L’esperto. “La stima di quantità è legata al senso profondo del numero, non stupisce che rappresenti un efficace rinforzo per il rendimento”, commenta Alessandro Antonietti, docente di Psicologia dell’apprendimento e dell’educazione alla Cattolica di Milano. Ma stime numeriche a parte, questo studio sul rafforzamento precoce delle competenze numeriche contraddice quello di cui molti sono convinti, e cioè che la matematica sia un po’ come il senso artistico: ci si è portati o no. “Anche se ci sono diverse predisposizioni e meccanismi cerebrali che potrebbero favorire o meno apprendimento e rendimento, la matematica non è come l’arte. La ragione per la quale molti hanno problemi con questa disciplina è che ha a che fare col pensiero logico-astratto, che non è pratica di tutti i giorni. Inoltre c’è una questione di educazione: molti sistemi scolastici sono stati basati in passato, e lo sono tuttora, sulla trasmissione di regole, aspetti formali, enunciati che favoriscono l’automatismo e non stimolano il ragionamento. Anche in Italia si sta cominciando a lavorare con i bambini anche molto piccoli utilizzando supporti analogici, esperienze visive, e si sta rivalutando il metodo Montessori che utilizza oggetti, giochi. Si lavora invertendo i problemi: ai bambini diamo dati, risultati, e chiediamo di arrivare alla domanda, questo elimina il rischio di automatismi, che neutralizzano il ragionamento”.

Le nuove generazioni e la mancanza di stimoli a ragionare.

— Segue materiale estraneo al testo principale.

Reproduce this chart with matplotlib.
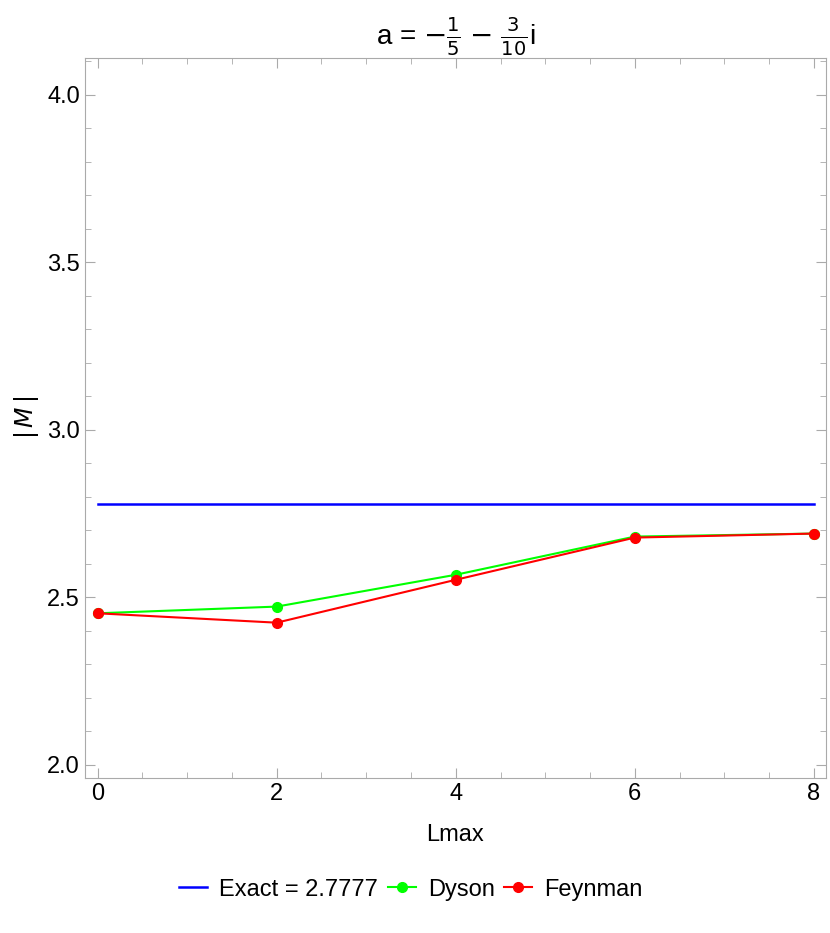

La questione dell’apprendimento e dell’insegnamento della matematica è un argomento dolente in Italia, che ai periodici test di valutazione degli studenti non dà il meglio di sé in logica-matematica, specialmente in alcune regioni del Sud. “La questione non è italiana ma internazionale – ragiona Antonietti – ovunque registriamo un calo delle capacità di apprendimento delle cosiddette Stem, le scienze matematiche ingegneristiche e tecnologiche.  La questione è legata al fatto che le nuove generazioni hanno la possibilità di accedere a strumenti che risolvono problemi al posto loro, dalle app ai navigatori satellitari. E sono sovraesposti a un eccesso di stimoli sensoriali che non favoriscono il pensiero astratto. Manca la motivazione e l’allenamento a ragionare in termini astratti. Per quanto riguarda l’Italia e i risultati ai test di valutazione dei nostri studenti, non aiuta la nostra tradizione didattica, però va detto che nemmeno aiutano i sistemi di valutazione utilizzati a livello internazionale, che sono costruiti su test cosiddetti a crocetta, a cui ragazzi di altri paesi sono abituati, i nostri meno”.